Your goal =
Omit all images. Transcribe the rest of the material below exactly.

»»

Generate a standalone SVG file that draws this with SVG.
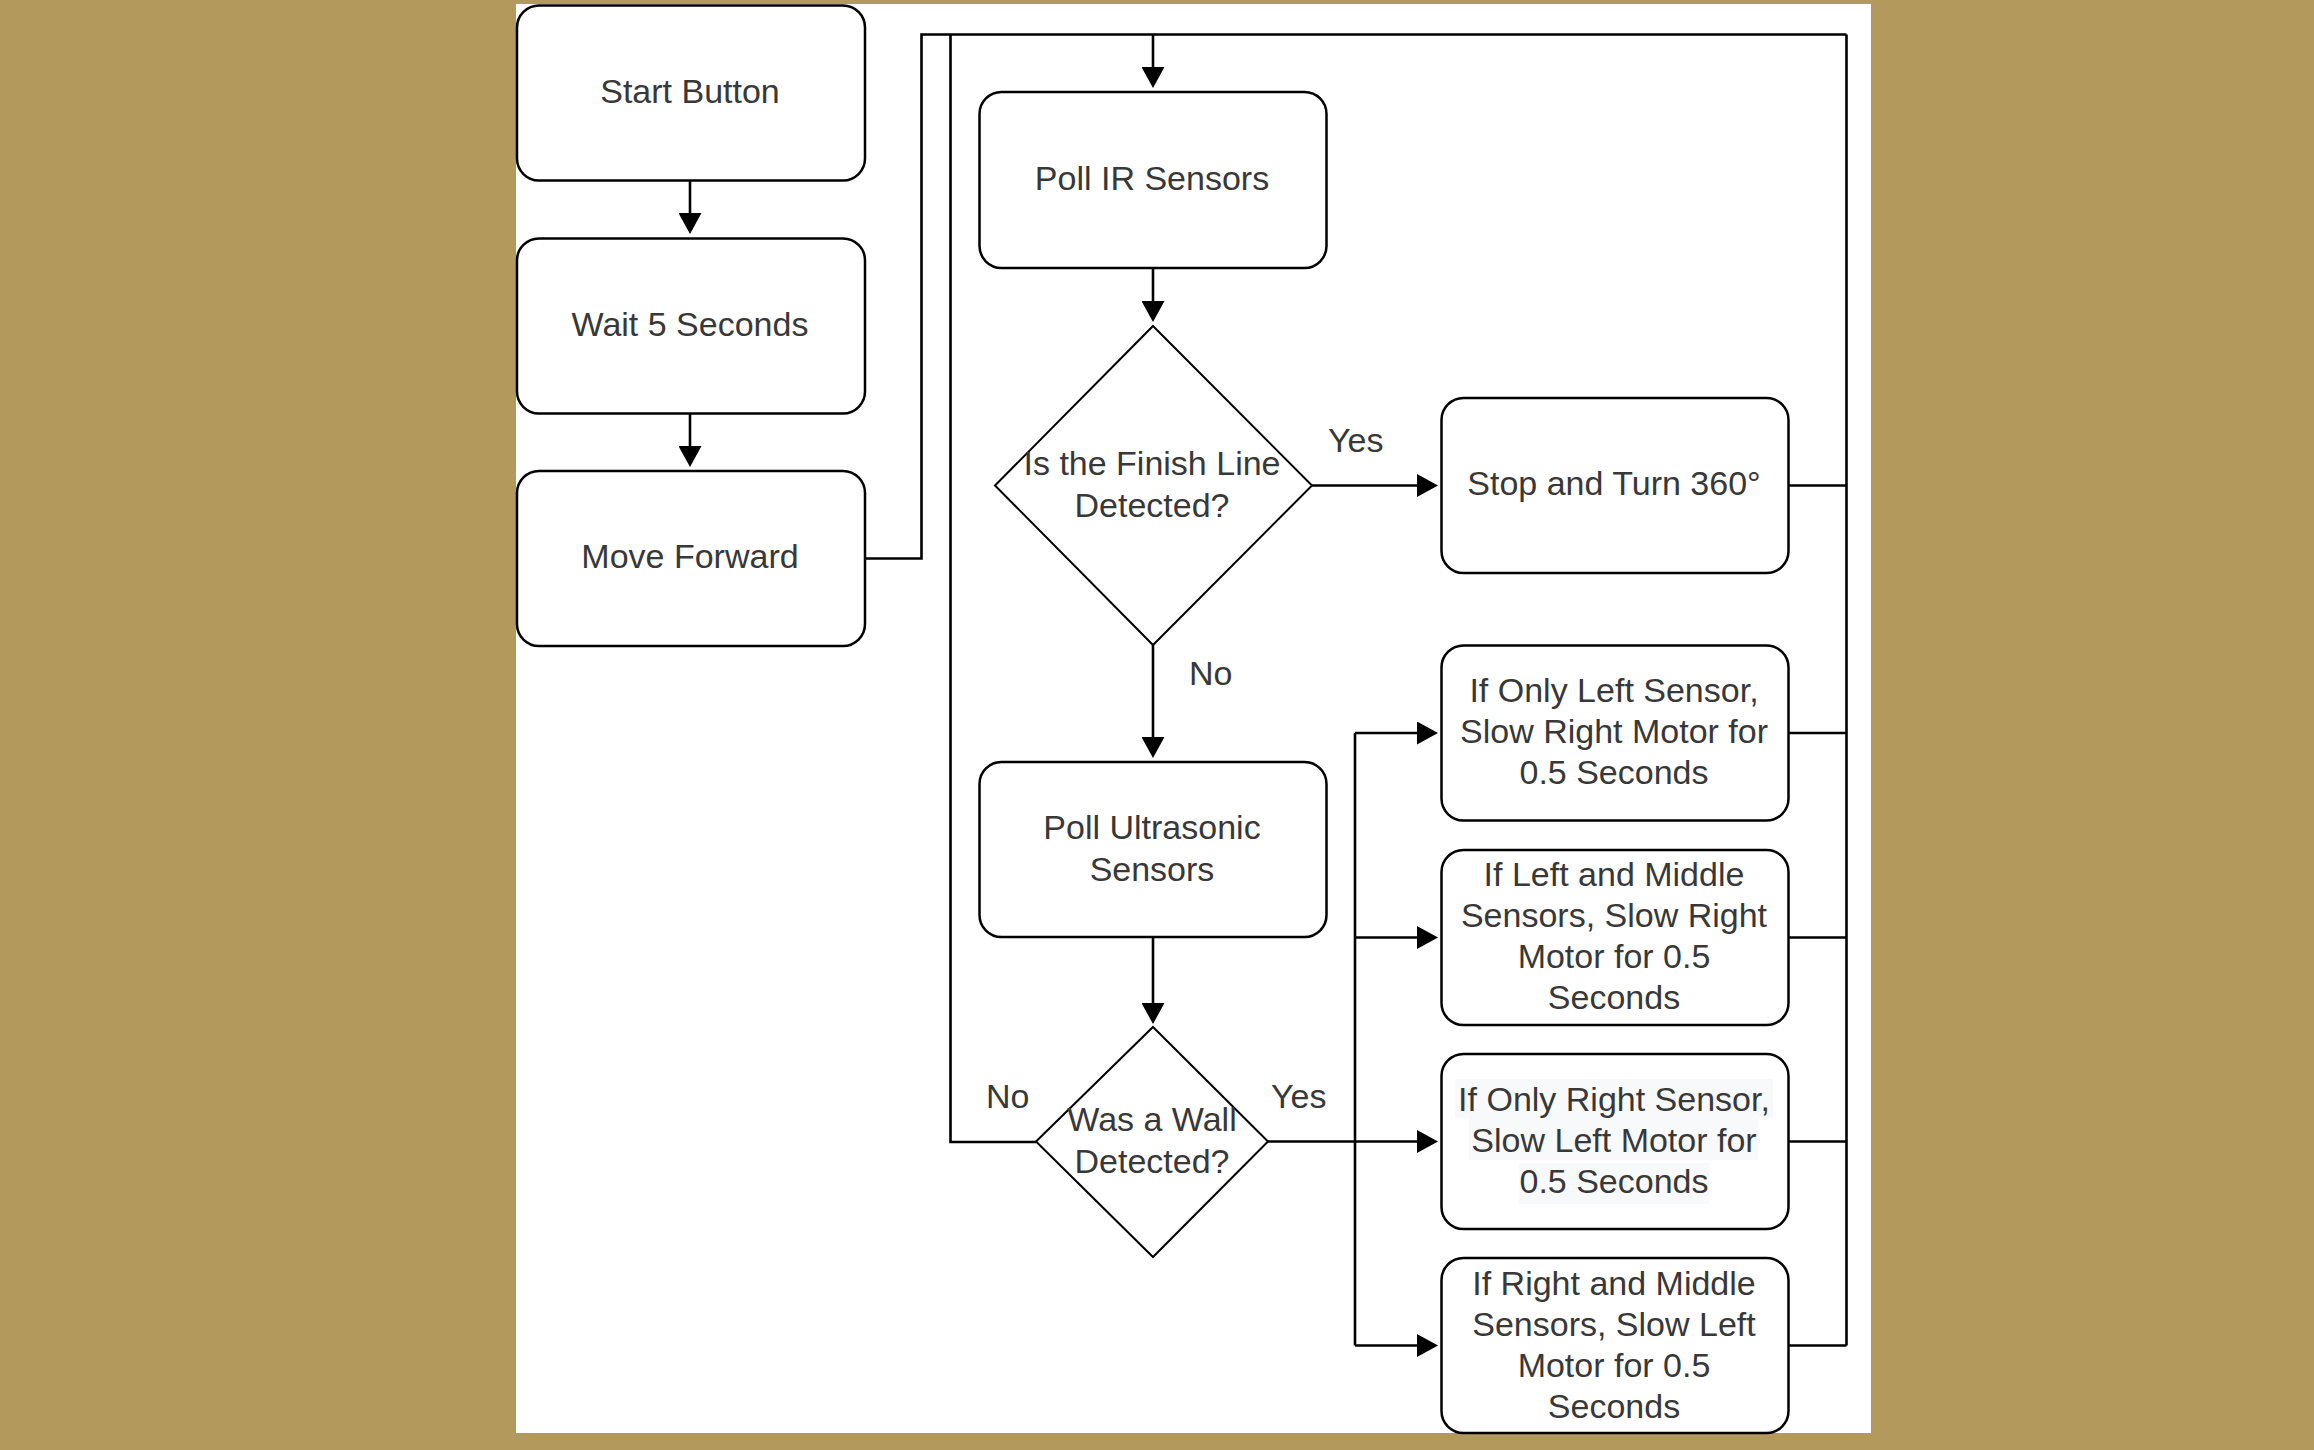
<svg xmlns="http://www.w3.org/2000/svg" width="2314" height="1450" viewBox="0 0 2314 1450">
  <defs>
    <style>
      .box { fill: #ffffff; stroke: #000000; stroke-width: 2.5; }
      .dia { fill: #ffffff; stroke: #000000; stroke-width: 2; }
      .wire { fill: none; stroke: #000000; stroke-width: 2.6; }
      .txt { font-family: "Liberation Sans", Arial, sans-serif; font-size: 34px; fill: #383838; text-anchor: middle; }
      .tag { font-family: "Liberation Sans", Arial, sans-serif; font-size: 34px; fill: #383838; }
      .hl { fill: #f8f9fa; }
    </style>
    <marker id="head" viewBox="0 0 21 23" refX="0" refY="11.5" markerWidth="21" markerHeight="23" markerUnits="userSpaceOnUse" orient="auto">
      <path d="M0,0 L21,11.5 L0,23 Z" fill="#000000"/>
    </marker>
  </defs>

  <!-- page background and white sheet -->
  <rect x="0" y="0" width="2314" height="1450" fill="#b3995b"/>
  <rect x="516" y="4" width="1355" height="1429" fill="#ffffff"/>

  <!-- connectors -->
  <g id="connectors">
    <path class="wire" d="M865,558.5 H921.5 V34.5 H1846.5"/>
    <path class="wire" d="M1036,1142 H950.5 V34.5"/>
    <path class="wire" d="M1846.5,34.5 V1345.5"/>
    <path class="wire" d="M1788.5,485.5 H1846.5 M1788.5,733 H1846.5 M1788.5,937.5 H1846.5 M1788.5,1141.5 H1846.5 M1788.5,1345.5 H1846.5"/>
    <path class="wire" d="M690,180.5 V213" marker-end="url(#head)"/>
    <path class="wire" d="M690,413.5 V446" marker-end="url(#head)"/>
    <path class="wire" d="M1153,34.5 V67" marker-end="url(#head)"/>
    <path class="wire" d="M1153,268 V301" marker-end="url(#head)"/>
    <path class="wire" d="M1312,485.5 H1417" marker-end="url(#head)"/>
    <path class="wire" d="M1153,645 V737" marker-end="url(#head)"/>
    <path class="wire" d="M1153,937 V1003" marker-end="url(#head)"/>
    <path class="wire" d="M1268,1141.5 H1417" marker-end="url(#head)"/>
    <path class="wire" d="M1355,1345.5 V733"/>
    <path class="wire" d="M1355,733 H1417" marker-end="url(#head)"/>
    <path class="wire" d="M1355,937.5 H1417" marker-end="url(#head)"/>
    <path class="wire" d="M1355,1345.5 H1417" marker-end="url(#head)"/>
    <text class="tag" x="1328" y="452">Yes</text>
    <text class="tag" x="1189" y="685">No</text>
    <text class="tag" x="986" y="1108">No</text>
    <text class="tag" x="1271" y="1108">Yes</text>
  </g>

  <!-- left column -->
  <g id="start-button">
    <rect class="box" x="517" y="5.5" width="348" height="175" rx="22"/>
    <text class="txt" x="690" y="102.5">Start Button</text>
  </g>
  <g id="wait-5-seconds">
    <rect class="box" x="517" y="238.5" width="348" height="175" rx="22"/>
    <text class="txt" x="690" y="336">Wait 5 Seconds</text>
  </g>
  <g id="move-forward">
    <rect class="box" x="517" y="471" width="348" height="175" rx="22"/>
    <text class="txt" x="690" y="568">Move Forward</text>
  </g>

  <!-- middle column -->
  <g id="poll-ir">
    <rect class="box" x="979.5" y="92" width="347" height="176" rx="22"/>
    <text class="txt" x="1152" y="189.5">Poll IR Sensors</text>
  </g>
  <g id="finish-line">
    <polygon class="dia" points="1153,326 1312,485.5 1153,645 995,485.5"/>
    <text class="txt"><tspan x="1152" y="475">Is the Finish Line</tspan><tspan x="1152" y="517">Detected?</tspan></text>
  </g>
  <g id="poll-ultrasonic">
    <rect class="box" x="979.5" y="762" width="347" height="175" rx="22"/>
    <text class="txt"><tspan x="1152" y="838.5">Poll Ultrasonic</tspan><tspan x="1152" y="880.5">Sensors</tspan></text>
  </g>
  <g id="wall-detected">
    <polygon class="dia" points="1153,1027 1268,1141.5 1153,1257 1036,1141.5"/>
    <text class="txt"><tspan x="1152" y="1131">Was a Wall</tspan><tspan x="1152" y="1173">Detected?</tspan></text>
  </g>

  <!-- right column -->
  <g id="stop-turn">
    <rect class="box" x="1441.5" y="398" width="347" height="175" rx="22"/>
    <text class="txt" x="1614" y="495">Stop and Turn 360°</text>
  </g>
  <g id="only-left">
    <rect class="box" x="1441.5" y="645.5" width="347" height="175" rx="22"/>
    <text class="txt"><tspan x="1614" y="702">If Only Left Sensor,</tspan><tspan x="1614" y="743">Slow Right Motor for</tspan><tspan x="1614" y="784">0.5 Seconds</tspan></text>
  </g>
  <g id="left-middle">
    <rect class="box" x="1441.5" y="850" width="347" height="175" rx="22"/>
    <text class="txt"><tspan x="1614" y="886">If Left and Middle</tspan><tspan x="1614" y="927">Sensors, Slow Right</tspan><tspan x="1614" y="968">Motor for 0.5</tspan><tspan x="1614" y="1009">Seconds</tspan></text>
  </g>
  <g id="only-right">
    <rect class="box" x="1441.5" y="1054" width="347" height="175" rx="22"/>
    <rect class="hl" x="1455" y="1079" width="318" height="39"/>
    <rect class="hl" x="1469" y="1118" width="289" height="42"/>
    <rect class="hl" x="1519" y="1163" width="190" height="41"/>
    <text class="txt"><tspan x="1614" y="1110.5">If Only Right Sensor,</tspan><tspan x="1614" y="1151.5">Slow Left Motor for</tspan><tspan x="1614" y="1192.5">0.5 Seconds</tspan></text>
  </g>
  <g id="right-middle">
    <rect class="box" x="1441.5" y="1258" width="347" height="175" rx="22"/>
    <text class="txt"><tspan x="1614" y="1295">If Right and Middle</tspan><tspan x="1614" y="1336">Sensors, Slow Left</tspan><tspan x="1614" y="1377">Motor for 0.5</tspan><tspan x="1614" y="1418">Seconds</tspan></text>
  </g>
</svg>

««

Task output =
Generate a standalone SVG file that draws this with SVG.
<svg xmlns="http://www.w3.org/2000/svg" width="2314" height="1450" viewBox="0 0 2314 1450">
  <defs>
    <style>
      .box { fill: #ffffff; stroke: #000000; stroke-width: 2.5; }
      .dia { fill: #ffffff; stroke: #000000; stroke-width: 2; }
      .wire { fill: none; stroke: #000000; stroke-width: 2.6; }
      .txt { font-family: "Liberation Sans", Arial, sans-serif; font-size: 34px; fill: #383838; text-anchor: middle; }
      .tag { font-family: "Liberation Sans", Arial, sans-serif; font-size: 34px; fill: #383838; }
      .hl { fill: #f8f9fa; }
    </style>
    <marker id="head" viewBox="0 0 21 23" refX="0" refY="11.5" markerWidth="21" markerHeight="23" markerUnits="userSpaceOnUse" orient="auto">
      <path d="M0,0 L21,11.5 L0,23 Z" fill="#000000"/>
    </marker>
  </defs>

  <!-- page background and white sheet -->
  <rect x="0" y="0" width="2314" height="1450" fill="#b3995b"/>
  <rect x="516" y="4" width="1355" height="1429" fill="#ffffff"/>

  <!-- connectors -->
  <g id="connectors">
    <path class="wire" d="M865,558.5 H921.5 V34.5 H1846.5"/>
    <path class="wire" d="M1036,1142 H950.5 V34.5"/>
    <path class="wire" d="M1846.5,34.5 V1345.5"/>
    <path class="wire" d="M1788.5,485.5 H1846.5 M1788.5,733 H1846.5 M1788.5,937.5 H1846.5 M1788.5,1141.5 H1846.5 M1788.5,1345.5 H1846.5"/>
    <path class="wire" d="M690,180.5 V213" marker-end="url(#head)"/>
    <path class="wire" d="M690,413.5 V446" marker-end="url(#head)"/>
    <path class="wire" d="M1153,34.5 V67" marker-end="url(#head)"/>
    <path class="wire" d="M1153,268 V301" marker-end="url(#head)"/>
    <path class="wire" d="M1312,485.5 H1417" marker-end="url(#head)"/>
    <path class="wire" d="M1153,645 V737" marker-end="url(#head)"/>
    <path class="wire" d="M1153,937 V1003" marker-end="url(#head)"/>
    <path class="wire" d="M1268,1141.5 H1417" marker-end="url(#head)"/>
    <path class="wire" d="M1355,1345.5 V733"/>
    <path class="wire" d="M1355,733 H1417" marker-end="url(#head)"/>
    <path class="wire" d="M1355,937.5 H1417" marker-end="url(#head)"/>
    <path class="wire" d="M1355,1345.5 H1417" marker-end="url(#head)"/>
    <text class="tag" x="1328" y="452">Yes</text>
    <text class="tag" x="1189" y="685">No</text>
    <text class="tag" x="986" y="1108">No</text>
    <text class="tag" x="1271" y="1108">Yes</text>
  </g>

  <!-- left column -->
  <g id="start-button">
    <rect class="box" x="517" y="5.5" width="348" height="175" rx="22"/>
    <text class="txt" x="690" y="102.5">Start Button</text>
  </g>
  <g id="wait-5-seconds">
    <rect class="box" x="517" y="238.5" width="348" height="175" rx="22"/>
    <text class="txt" x="690" y="336">Wait 5 Seconds</text>
  </g>
  <g id="move-forward">
    <rect class="box" x="517" y="471" width="348" height="175" rx="22"/>
    <text class="txt" x="690" y="568">Move Forward</text>
  </g>

  <!-- middle column -->
  <g id="poll-ir">
    <rect class="box" x="979.5" y="92" width="347" height="176" rx="22"/>
    <text class="txt" x="1152" y="189.5">Poll IR Sensors</text>
  </g>
  <g id="finish-line">
    <polygon class="dia" points="1153,326 1312,485.5 1153,645 995,485.5"/>
    <text class="txt"><tspan x="1152" y="475">Is the Finish Line</tspan><tspan x="1152" y="517">Detected?</tspan></text>
  </g>
  <g id="poll-ultrasonic">
    <rect class="box" x="979.5" y="762" width="347" height="175" rx="22"/>
    <text class="txt"><tspan x="1152" y="838.5">Poll Ultrasonic</tspan><tspan x="1152" y="880.5">Sensors</tspan></text>
  </g>
  <g id="wall-detected">
    <polygon class="dia" points="1153,1027 1268,1141.5 1153,1257 1036,1141.5"/>
    <text class="txt"><tspan x="1152" y="1131">Was a Wall</tspan><tspan x="1152" y="1173">Detected?</tspan></text>
  </g>

  <!-- right column -->
  <g id="stop-turn">
    <rect class="box" x="1441.5" y="398" width="347" height="175" rx="22"/>
    <text class="txt" x="1614" y="495">Stop and Turn 360°</text>
  </g>
  <g id="only-left">
    <rect class="box" x="1441.5" y="645.5" width="347" height="175" rx="22"/>
    <text class="txt"><tspan x="1614" y="702">If Only Left Sensor,</tspan><tspan x="1614" y="743">Slow Right Motor for</tspan><tspan x="1614" y="784">0.5 Seconds</tspan></text>
  </g>
  <g id="left-middle">
    <rect class="box" x="1441.5" y="850" width="347" height="175" rx="22"/>
    <text class="txt"><tspan x="1614" y="886">If Left and Middle</tspan><tspan x="1614" y="927">Sensors, Slow Right</tspan><tspan x="1614" y="968">Motor for 0.5</tspan><tspan x="1614" y="1009">Seconds</tspan></text>
  </g>
  <g id="only-right">
    <rect class="box" x="1441.5" y="1054" width="347" height="175" rx="22"/>
    <rect class="hl" x="1455" y="1079" width="318" height="39"/>
    <rect class="hl" x="1469" y="1118" width="289" height="42"/>
    <rect class="hl" x="1519" y="1163" width="190" height="41"/>
    <text class="txt"><tspan x="1614" y="1110.5">If Only Right Sensor,</tspan><tspan x="1614" y="1151.5">Slow Left Motor for</tspan><tspan x="1614" y="1192.5">0.5 Seconds</tspan></text>
  </g>
  <g id="right-middle">
    <rect class="box" x="1441.5" y="1258" width="347" height="175" rx="22"/>
    <text class="txt"><tspan x="1614" y="1295">If Right and Middle</tspan><tspan x="1614" y="1336">Sensors, Slow Left</tspan><tspan x="1614" y="1377">Motor for 0.5</tspan><tspan x="1614" y="1418">Seconds</tspan></text>
  </g>
</svg>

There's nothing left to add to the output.